**PROBLEM DESCRIPTION**
Starting from the top of the material, restate each line exactly until the line that contains "fig = plt.figure(figsize=(6.14, 5.68), dpi=100)", which is also copied. Pictures are excluded.

**SUPPLIED MATERIAL**

....

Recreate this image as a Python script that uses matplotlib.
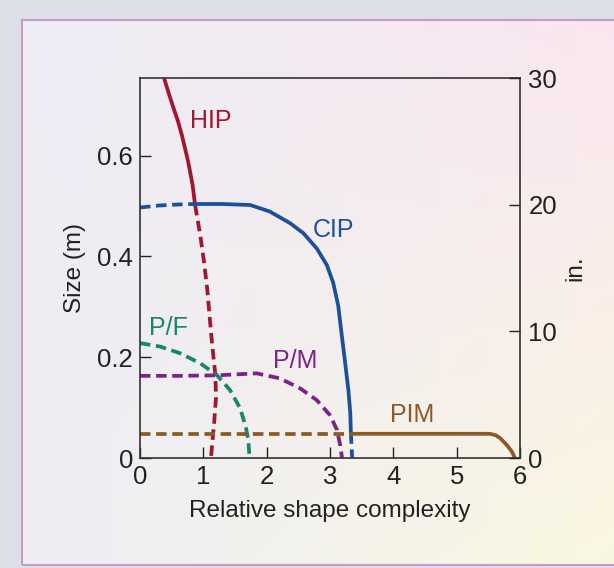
import numpy as np
import matplotlib.pyplot as plt
from matplotlib.patches import Rectangle

plt.rcParams['font.family'] = ['Liberation Sans', 'DejaVu Sans']

# curves: x = relative shape complexity, y = size (m)
hip_solid_x = [0.38, 0.45, 0.53, 0.60, 0.66, 0.71, 0.76, 0.83, 0.87]
hip_solid_y = [0.754, 0.725, 0.694, 0.668, 0.641, 0.615, 0.588, 0.542, 0.502]
hip_dash_x = [0.87, 0.95, 1.01, 1.06, 1.12, 1.16, 1.19, 1.20, 1.17, 1.12]
hip_dash_y = [0.502, 0.443, 0.39, 0.337, 0.251, 0.20, 0.165, 0.12, 0.069, 0.0]

cip_dash_x = [0.0, 0.3, 0.6, 0.87]
cip_dash_y = [0.497, 0.501, 0.503, 0.504]
cip_solid_x = [0.87, 1.3, 1.74, 2.05, 2.37, 2.58, 2.79, 2.95, 3.05, 3.13, 3.17, 3.24, 3.29, 3.32, 3.33]
cip_solid_y = [0.504, 0.504, 0.502, 0.489, 0.466, 0.446, 0.416, 0.383, 0.348, 0.302, 0.260, 0.188, 0.135, 0.09, 0.049]
cip_tail_x = [3.33, 3.35]
cip_tail_y = [0.049, 0.0]

pf_x = [0.0, 0.32, 0.63, 0.95, 1.21, 1.42, 1.58, 1.67, 1.71, 1.73]
pf_y = [0.228, 0.221, 0.208, 0.188, 0.165, 0.135, 0.099, 0.062, 0.036, 0.0]

pm_x = [0.0, 0.6, 1.21, 1.84, 2.21, 2.53, 2.79, 3.0, 3.11, 3.16, 3.19]
pm_y = [0.163, 0.163, 0.164, 0.168, 0.158, 0.138, 0.115, 0.085, 0.056, 0.026, 0.0]

pim_dash_x = [0.0, 3.33]
pim_dash_y = [0.048, 0.048]
pim_solid_x = [3.33, 5.53, 5.62, 5.69, 5.79, 5.87, 5.92]
pim_solid_y = [0.048, 0.048, 0.045, 0.039, 0.026, 0.013, 0.0]

labels = ['HIP', 'CIP', 'P/F', 'P/M', 'PIM']
label_x = [1.11, 3.06, 0.45, 2.45, 4.3]
label_y = [0.669, 0.453, 0.258, 0.193, 0.085]

red = '#a3162f'
blue = '#1c4f9c'
green = '#17866a'
purple = '#7e2188'
brown = '#8a5a2a'
colors = [red, blue, green, purple, brown]

fig = plt.figure(figsize=(6.14, 5.68), dpi=100)

# background: soft gradient panel with a thin frame
bg = fig.add_axes([0, 0, 1, 1])
gx, gy = np.meshgrid(np.linspace(0, 1, 200), np.linspace(0, 1, 200))
img = np.ones((200, 200, 3))
img[..., 0] = 0.93 + 0.05 * gx
img[..., 1] = 0.93 - 0.03 * gx * (1 - gy) + 0.04 * gx * gy
img[..., 2] = 0.96 - 0.02 * gx - 0.06 * gx * gy
img = np.clip(img, 0, 1)
bg.add_patch(Rectangle((0, 0), 1, 1, color='#dcdfe8', zorder=0))
bg.set_xlim(0, 1)
bg.set_ylim(0, 1)
bg.imshow(img, extent=[22 / 614, 1.01, 3 / 568, 1 - 20 / 568], aspect='auto', zorder=1)
bg.add_patch(Rectangle((22 / 614, 3 / 568), 1.0, 1 - 23 / 568, fill=False,
                       edgecolor='#c89ac8', linewidth=1.5, zorder=2))
bg.axis('off')

ax = fig.add_axes([140 / 614, 110 / 568, 380 / 614, 380 / 568])
ax.set_facecolor('none')

lw = 2.7
dash = (2.8, 1.5)
kw = dict(lw=lw, solid_joinstyle='round', solid_capstyle='butt', dash_capstyle='butt')
ax.plot(hip_solid_x, hip_solid_y, color=red, **kw)
ax.plot(hip_dash_x, hip_dash_y, color=red, dashes=dash, **kw)
ax.plot(cip_dash_x, cip_dash_y, color=blue, dashes=dash, **kw)
ax.plot(cip_solid_x, cip_solid_y, color=blue, **kw)
ax.plot(cip_tail_x, cip_tail_y, color=blue, dashes=dash, **kw)
ax.plot(pf_x, pf_y, color=green, dashes=dash, **kw)
ax.plot(pm_x, pm_y, color=purple, dashes=dash, **kw)
ax.plot(pim_dash_x, pim_dash_y, color=brown, dashes=dash, **kw)
ax.plot(pim_solid_x, pim_solid_y, color=brown, **kw)

for t, x, y, c in zip(labels, label_x, label_y, colors):
    ax.text(x, y, t, color=c, fontsize=18, ha='center', va='center')

ax.set_xlim(0, 6)
ax.set_ylim(0, 0.754)
ax.set_xticks([0, 1, 2, 3, 4, 5, 6])
ax.set_yticks([0, 0.2, 0.4, 0.6])
ax.set_yticklabels(['0', '0.2', '0.4', '0.6'])
ax.tick_params(direction='in', length=8, width=1, labelsize=18.5, colors='#222222', pad=5)
for s in ax.spines.values():
    s.set_color('#333333')
    s.set_linewidth(1.2)
ax.set_xlabel('Relative shape complexity', fontsize=17.5, color='#222222', labelpad=8)
ax.set_ylabel('Size (m)', fontsize=17.5, color='#222222', labelpad=8)

ax2 = ax.twinx()
ax2.set_ylim(0, 30)
ax2.set_yticks([0, 10, 20, 30])
ax2.tick_params(direction='in', length=8, width=1, labelsize=18.5, colors='#222222', pad=6)
ax2.set_ylabel('in.', fontsize=17.5, color='#222222', labelpad=5)
for s in ax2.spines.values():
    s.set_visible(False)

fig.savefig('out.png', dpi=100)
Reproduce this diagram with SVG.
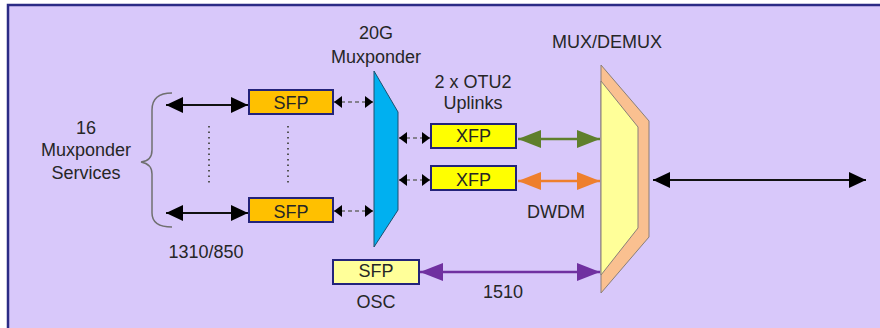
<svg xmlns="http://www.w3.org/2000/svg" width="880" height="328" viewBox="0 0 880 328">
<defs>
<style>
text{font-family:"Liberation Sans",Arial,sans-serif;font-size:18px;fill:#262626;text-anchor:middle}
.box{stroke:#23237a;stroke-width:2}
.sfp{fill:#FFC000}
.xfp{fill:#FFFF00}
.osc{fill:#FFFF99}
.blk{stroke:#111;stroke-width:2;fill:none;marker-start:url(#mb);marker-end:url(#mb)}
.dash{stroke:#6a6a6a;stroke-width:1.5;stroke-dasharray:4 3;fill:none;marker-start:url(#ms);marker-end:url(#ms)}
.dot{stroke:#555;stroke-width:2;stroke-dasharray:1.5 4;fill:none}
</style>
<marker id="mb" markerUnits="userSpaceOnUse" markerWidth="18" markerHeight="16" refX="17" refY="8" orient="auto-start-reverse"><path d="M0,0 L17,8 L0,16 z" fill="#000"/></marker>
<marker id="ms" markerUnits="userSpaceOnUse" markerWidth="9" markerHeight="12" refX="8" refY="6" orient="auto-start-reverse"><path d="M0,0 L8,6 L0,12 z" fill="#000"/></marker>
<marker id="mg" markerUnits="userSpaceOnUse" markerWidth="24" markerHeight="18" refX="23" refY="9" orient="auto-start-reverse"><path d="M0,0 L23,9 L0,18 z" fill="#5F7F2C"/></marker>
<marker id="mo" markerUnits="userSpaceOnUse" markerWidth="24" markerHeight="18" refX="23" refY="9" orient="auto-start-reverse"><path d="M0,0 L23,9 L0,18 z" fill="#EE7F2D"/></marker>
<marker id="mp" markerUnits="userSpaceOnUse" markerWidth="24" markerHeight="18" refX="23" refY="9" orient="auto-start-reverse"><path d="M0,0 L23,9 L0,18 z" fill="#7030A0"/></marker>
</defs>
<rect x="8" y="5" width="890" height="340" fill="#D8C8FA" stroke="#2b2b85" stroke-width="2.5"/>

<g id="labels">
<text x="86" y="134">16</text>
<text x="86" y="156">Muxponder</text>
<text x="86" y="179">Services</text>
<text x="206" y="258">1310/850</text>
<text x="376" y="39">20G</text>
<text x="376" y="63">Muxponder</text>
<text x="473" y="88">2 x OTU2</text>
<text x="473" y="109">Uplinks</text>
<text x="607" y="48">MUX/DEMUX</text>
<text x="556" y="218">DWDM</text>
<text x="503" y="298">1510</text>
</g>

<g id="brace"><path d="M172,93 Q152,93 152,110 L152,150 Q152,161 141,162 Q152,164 152,174 L152,213 Q152,227 172,227" fill="none" stroke="#707070" stroke-width="1.5"/></g>

<g id="muxponder"><path d="M374,71 L398,112 L398,210 L374,247 z" fill="#00B0F0" stroke="#1d4f6e" stroke-width="1"/></g>

<g id="muxdemux">
<path d="M601,65 L649,121 L649,237 L601,293 z" fill="#FAC090" stroke="#8a7f78" stroke-width="1"/>
<path d="M601,81 L638,127 L638,228 L601,275 z" fill="#FFFF99" stroke="#8a7f78" stroke-width="1"/>
</g>

<g id="sfp1"><rect class="box sfp" x="249" y="90" width="84" height="24"/><text x="291" y="109">SFP</text></g>
<g id="sfp2"><rect class="box sfp" x="249" y="198" width="84" height="24"/><text x="291" y="218">SFP</text></g>
<g id="xfp1"><rect class="box xfp" x="431" y="124" width="85" height="24"/><text x="473.5" y="142">XFP</text></g>
<g id="xfp2"><rect class="box xfp" x="431" y="166" width="85" height="24"/><text x="473.5" y="186">XFP</text></g>
<g id="osc"><rect class="box osc" x="333" y="260" width="86" height="24"/><text x="376" y="277">SFP</text><text x="376" y="308">OSC</text></g>

<g id="connectors">
<line class="blk" x1="166" y1="105" x2="248" y2="105"/>
<line class="blk" x1="166" y1="213" x2="248" y2="213"/>
<line class="dot" x1="209" y1="126" x2="209" y2="185"/>
<line class="dot" x1="288" y1="126" x2="288" y2="185"/>
<line class="dash" x1="334" y1="102" x2="373" y2="102"/>
<line class="dash" x1="334" y1="211" x2="373" y2="211"/>
<line class="dash" x1="399" y1="138" x2="430" y2="138"/>
<line class="dash" x1="399" y1="180" x2="430" y2="180"/>
<line x1="518" y1="139" x2="600" y2="139" stroke="#5F7F2C" stroke-width="2.5" marker-start="url(#mg)" marker-end="url(#mg)"/>
<line x1="518" y1="181" x2="600" y2="181" stroke="#EE7F2D" stroke-width="2.5" marker-start="url(#mo)" marker-end="url(#mo)"/>
<line x1="420" y1="272" x2="600" y2="272" stroke="#7030A0" stroke-width="2.5" marker-start="url(#mp)" marker-end="url(#mp)"/>
<line class="blk" x1="653" y1="180" x2="866" y2="180"/>
</g>
</svg>
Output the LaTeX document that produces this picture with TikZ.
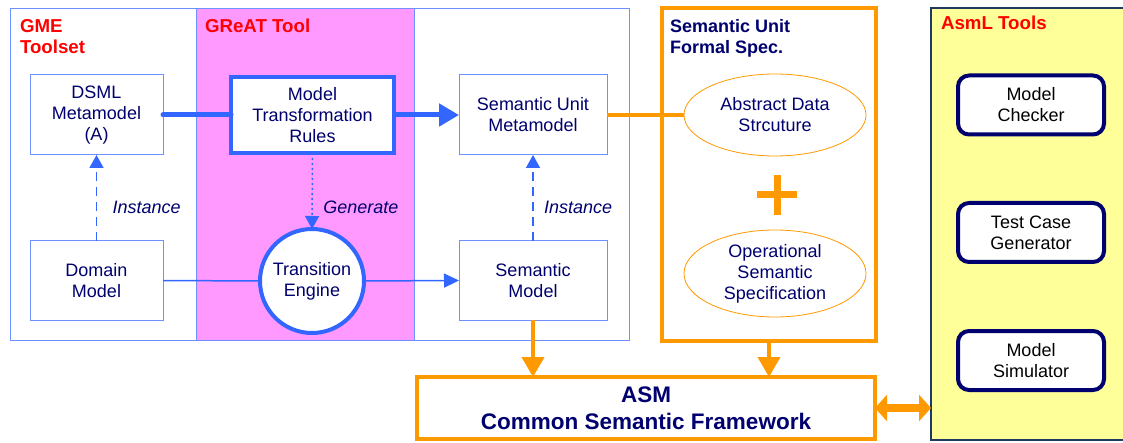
\documentclass[tikz,border=0pt]{standalone}
\usepackage{fontspec}
\setmainfont{Liberation Sans}
\usetikzlibrary{shapes,arrows.meta}
\definecolor{gmeBlue}{RGB}{51,102,255}
\definecolor{boxBlue}{RGB}{110,145,255}
\definecolor{darkNavy}{RGB}{0,0,110}
\definecolor{asmOrange}{RGB}{255,153,0}
\definecolor{greatPink}{RGB}{255,153,255}
\definecolor{asmlYellow}{RGB}{255,255,153}
\definecolor{asmlBorder}{RGB}{31,56,100}
\definecolor{toolRed}{RGB}{255,0,0}

\begin{document}
\begin{tikzpicture}[x=1pt, y=-1pt]%
  \tikzset{box/.style={draw=boxBlue, line width=1pt, fill=white, minimum width=133pt, minimum height=80pt},
    tool box/.style={draw=darkNavy, line width=4pt, fill=white, rounded corners=11pt, minimum width=146pt, minimum height=59pt, text=black},
    spec ellipse/.style={draw=asmOrange, ellipse, line width=0.8pt, fill=white, minimum width=182pt},
    title/.style={anchor=north west, align=left, font=\fontsize{18.7}{21}\selectfont\bfseries, text=toolRed},
    thick arrow/.style={draw, gmeBlue, line width=5pt, -{Triangle[length=20pt,width=22pt]}},
    thin arrow/.style={draw, gmeBlue, line width=1.5pt, -{Triangle[length=15pt,width=14pt]}},
    instance arrow/.style={draw, gmeBlue, line width=1.5pt, dash pattern=on 9pt off 6pt, -{Triangle[length=13pt,width=14pt]}},
    orange arrow/.style={draw, asmOrange, line width=4pt, -{Triangle[length=20pt,width=22pt]}},
    edge label/.style={font=\fontsize{18}{21}\selectfont\itshape}}
  \tikzstyle{every node}=[text=darkNavy, align=center, inner sep=0pt, outer sep=0pt, font=\fontsize{18}{21}\selectfont]

  \useasboundingbox (0,0) rectangle (1123,443);

  % tool panels
  \fill[greatPink] (196,9) rectangle (414,340);
  \draw[boxBlue, line width=1pt] (10,9) rectangle (629,340);
  \draw[boxBlue, line width=1pt] (196,9) -- (196,340) (414,9) -- (414,340);
  \node[draw=asmOrange, line width=4pt, minimum width=214pt, minimum height=333pt] at (769,174.5) (FS) {};
  \node[draw=asmlBorder, fill=asmlYellow, line width=1.5pt, minimum width=210pt, minimum height=432pt] at (1036,224) (AT) {};

  \node[title] at (20,19) (GMEt) {GME\\Toolset};
  \node[title] at (205,19) (GREATt) {GReAT Tool};
  \node[title, text=darkNavy, font=\fontsize{18}{21}\selectfont\bfseries] at (670,19) (FSt) {Semantic Unit\\Formal Spec.};
  \node[title] at (941,16) (ATt) {AsmL Tools};

  % models
  \node[box] at (96.5,115) (DSML) {DSML\\Metamodel\\(A)};
  \node[box, minimum height=79pt] at (96.5,280.5) (DM) {Domain\\Model};
  \node[box, draw=gmeBlue, line width=4pt, minimum width=163pt, minimum height=76pt] at (312.5,115) (MTR) {Model\\Transformation\\Rules};
  \node[draw=gmeBlue, circle, line width=4pt, fill=white, minimum size=104pt] at (312,281) (TE) {Transition\\Engine};
  \node[box, minimum width=148pt] at (533,115) (SUM) {Semantic Unit\\Metamodel};
  \node[box, minimum width=148pt, minimum height=79pt] at (533,280.5) (SM) {Semantic\\Model};

  % formal spec
  \node[spec ellipse, minimum height=82pt] at (775,115) (ADS) {Abstract Data\\Strcuture};
  \node[spec ellipse, minimum height=87pt] at (775,273.5) (OSS) {Operational\\Semantic\\Specification};
  \draw[asmOrange, line width=7pt] (757,195) -- (797,195) (777,175) -- (777,215);

  \node[draw=asmOrange, line width=4pt, fill=white, minimum width=458pt, minimum height=62pt, font=\fontsize{22.5}{27}\selectfont\bfseries] at (646,408) (ASM) {ASM\\Common Semantic Framework};

  % asml tools
  \node[tool box] at (1031,105) (MC) {Model\\Checker};
  \node[tool box] at (1031,232.5) (TCG) {Test Case\\Generator};
  \node[tool box] at (1031,360.5) (MS) {Model\\Simulator};

  % connectors
  \draw[gmeBlue, line width=5pt, line cap=round] (DSML.east) -- (MTR.west);
  \path[thick arrow] (MTR.east) -- (SUM.west);
  \draw[gmeBlue, line width=1.5pt] (DM.east) -- (TE.west);
  \path[thin arrow] (TE.east) -- (SM.west);
  \path[instance arrow] (DM.north) -- node[edge label, right=16pt, yshift=-9pt] {Instance} (DSML.south);
  \path[instance arrow] (SM.north) -- node[edge label, right=11pt, yshift=-9pt] {Instance} (SUM.south);
  \path[draw, gmeBlue, line width=1.5pt, dash pattern=on 2pt off 3pt, -{Triangle[length=13pt,width=14pt]}] (MTR.south) -- node[edge label, right=11pt, yshift=-16pt] {Generate} (TE.north);
  \draw[asmOrange, line width=4pt] (SUM.east) -- (ADS.west);
  \path[orange arrow] (SM.south) -- (SM.south |- ASM.north);
  \path[orange arrow] (FS.south) -- (FS.south |- ASM.north);
  \path[draw, asmOrange, line width=8pt, {Triangle[length=12pt,width=26pt]}-{Triangle[length=12pt,width=26pt]}] (ASM.east) -- (ASM.east -| AT.west);
\end{tikzpicture}
\end{document}
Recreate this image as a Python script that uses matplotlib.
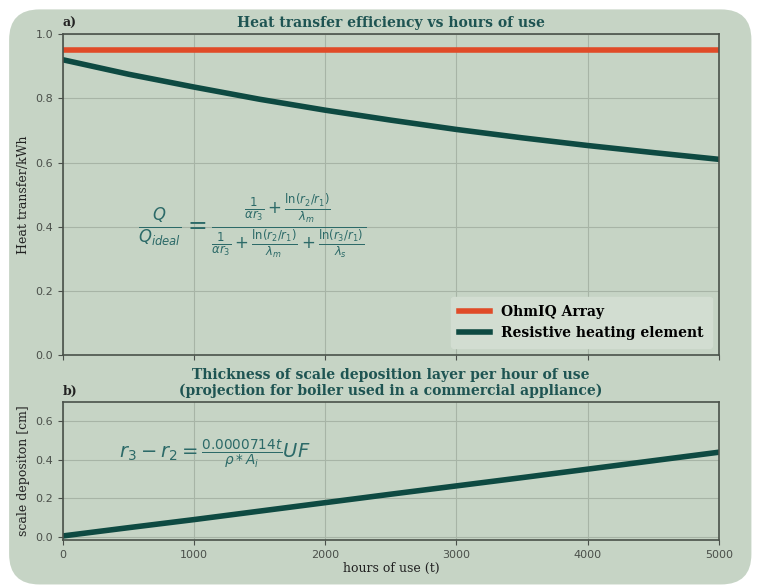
import numpy as np
import matplotlib
matplotlib.use("Agg")
import matplotlib.pyplot as plt
from matplotlib.patches import FancyBboxPatch

# hours of use
hours = [0, 500, 1000, 1500, 2000, 2500, 3000, 3500, 4000, 4500, 5000]
# heat transfer efficiency
ohmiq = [0.95] * len(hours)
resistive = [0.92, 0.875, 0.835, 0.797, 0.763, 0.732, 0.703, 0.677, 0.653, 0.631, 0.61]
# scale deposition thickness [cm]
scale = [0.005, 0.048, 0.09, 0.134, 0.178, 0.222, 0.265, 0.308, 0.352, 0.396, 0.44]

bg = "#c6d4c5"
teal = "#0e4a42"
red = "#e04b28"
title_col = "#1e5452"

fig = plt.figure(figsize=(7.59, 5.88), dpi=100, facecolor="white")
fig.patches.append(FancyBboxPatch((0.012, 0.006), 0.978, 0.978,
                                  boxstyle="round,pad=0,rounding_size=0.04",
                                  transform=fig.transFigure, facecolor=bg,
                                  edgecolor="none", zorder=-10,
                                  mutation_aspect=759 / 588))

ax1 = fig.add_axes([0.083, 0.396, 0.864, 0.546])
ax2 = fig.add_axes([0.083, 0.082, 0.864, 0.234])

for ax in (ax1, ax2):
    ax.set_facecolor(bg)
    ax.grid(True, color="#a7b4a6", linewidth=0.8)
    ax.set_axisbelow(True)
    for s in ax.spines.values():
        s.set_color("#4a524a")
        s.set_linewidth(1.2)
    ax.tick_params(labelsize=8, colors="#4a4f4a", labelcolor="#4a4f4a")
    ax.set_xlim(0, 5000)

ax1.plot(hours, ohmiq, color=red, lw=4, label="OhmIQ Array")
ax1.plot(hours, resistive, color=teal, lw=4, label="Resistive heating element")
ax1.set_ylim(0, 1.0)
ax1.set_yticks([0.0, 0.2, 0.4, 0.6, 0.8, 1.0])
ax1.set_xticks([0, 1000, 2000, 3000, 4000, 5000])
ax1.set_xticklabels([])
ax1.set_ylabel("Heat transfer/kWh", family="DejaVu Serif", fontsize=9, color="#222")
ax1.set_title("Heat transfer efficiency vs hours of use", family="DejaVu Serif",
              fontweight="bold", fontsize=10, color=title_col, pad=5)
ax1.set_title("a)", loc="left", family="DejaVu Serif", fontweight="bold",
              fontsize=9, color="#222", pad=5)
ax1.text(1440, 0.4,
         r"$\frac{Q}{Q_{ideal}} = \frac{\frac{1}{\alpha r_3}+\frac{\ln(r_2/r_1)}{\lambda_m}}"
         r"{\frac{1}{\alpha r_3}+\frac{\ln(r_2/r_1)}{\lambda_m}+\frac{\ln(r_3/r_1)}{\lambda_s}}$",
         fontsize=17, color="#2c6a68", ha="center", va="center")
leg = ax1.legend(loc="lower right", prop={"family": "DejaVu Serif", "weight": "bold", "size": 10},
                 facecolor="#d2ddd1", edgecolor="#d2ddd1", framealpha=1,
                 handlelength=2.2, borderpad=0.6)

ax2.plot(hours, scale, color=teal, lw=4)
ax2.set_ylim(-0.015, 0.7)
ax2.set_yticks([0.0, 0.2, 0.4, 0.6])
ax2.set_xticks([0, 1000, 2000, 3000, 4000, 5000])
ax2.set_ylabel("scale depositon [cm]", family="DejaVu Serif", fontsize=9, color="#222")
ax2.set_xlabel("hours of use (t)", family="DejaVu Serif", fontsize=9, color="#222", labelpad=2)
ax2.set_title("Thickness of scale deposition layer per hour of use\n"
              "(projection for boiler used in a commercial appliance)",
              family="DejaVu Serif", fontweight="bold", fontsize=10, color=title_col, pad=5)
ax2.set_title("b)", loc="left", family="DejaVu Serif", fontweight="bold",
              fontsize=9, color="#222", pad=5)
ax2.text(430, 0.43, r"$r_3 - r_2 = \frac{0.0000714t}{\rho * A_i}UF$",
         fontsize=14, color="#2c6a68", ha="left", va="center")

fig.savefig("out.png", dpi=100, facecolor="white")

....

**ANSWER**
Recreate this image as a Python script that uses matplotlib.
import numpy as np
import matplotlib.pyplot as plt
from matplotlib.patches import Rectangle

plt.rcParams['font.family'] = ['Liberation Sans', 'DejaVu Sans']

# curves: x = relative shape complexity, y = size (m)
hip_solid_x = [0.38, 0.45, 0.53, 0.60, 0.66, 0.71, 0.76, 0.83, 0.87]
hip_solid_y = [0.754, 0.725, 0.694, 0.668, 0.641, 0.615, 0.588, 0.542, 0.502]
hip_dash_x = [0.87, 0.95, 1.01, 1.06, 1.12, 1.16, 1.19, 1.20, 1.17, 1.12]
hip_dash_y = [0.502, 0.443, 0.39, 0.337, 0.251, 0.20, 0.165, 0.12, 0.069, 0.0]

cip_dash_x = [0.0, 0.3, 0.6, 0.87]
cip_dash_y = [0.497, 0.501, 0.503, 0.504]
cip_solid_x = [0.87, 1.3, 1.74, 2.05, 2.37, 2.58, 2.79, 2.95, 3.05, 3.13, 3.17, 3.24, 3.29, 3.32, 3.33]
cip_solid_y = [0.504, 0.504, 0.502, 0.489, 0.466, 0.446, 0.416, 0.383, 0.348, 0.302, 0.260, 0.188, 0.135, 0.09, 0.049]
cip_tail_x = [3.33, 3.35]
cip_tail_y = [0.049, 0.0]

pf_x = [0.0, 0.32, 0.63, 0.95, 1.21, 1.42, 1.58, 1.67, 1.71, 1.73]
pf_y = [0.228, 0.221, 0.208, 0.188, 0.165, 0.135, 0.099, 0.062, 0.036, 0.0]

pm_x = [0.0, 0.6, 1.21, 1.84, 2.21, 2.53, 2.79, 3.0, 3.11, 3.16, 3.19]
pm_y = [0.163, 0.163, 0.164, 0.168, 0.158, 0.138, 0.115, 0.085, 0.056, 0.026, 0.0]

pim_dash_x = [0.0, 3.33]
pim_dash_y = [0.048, 0.048]
pim_solid_x = [3.33, 5.53, 5.62, 5.69, 5.79, 5.87, 5.92]
pim_solid_y = [0.048, 0.048, 0.045, 0.039, 0.026, 0.013, 0.0]

labels = ['HIP', 'CIP', 'P/F', 'P/M', 'PIM']
label_x = [1.11, 3.06, 0.45, 2.45, 4.3]
label_y = [0.669, 0.453, 0.258, 0.193, 0.085]

red = '#a3162f'
blue = '#1c4f9c'
green = '#17866a'
purple = '#7e2188'
brown = '#8a5a2a'
colors = [red, blue, green, purple, brown]

fig = plt.figure(figsize=(6.14, 5.68), dpi=100)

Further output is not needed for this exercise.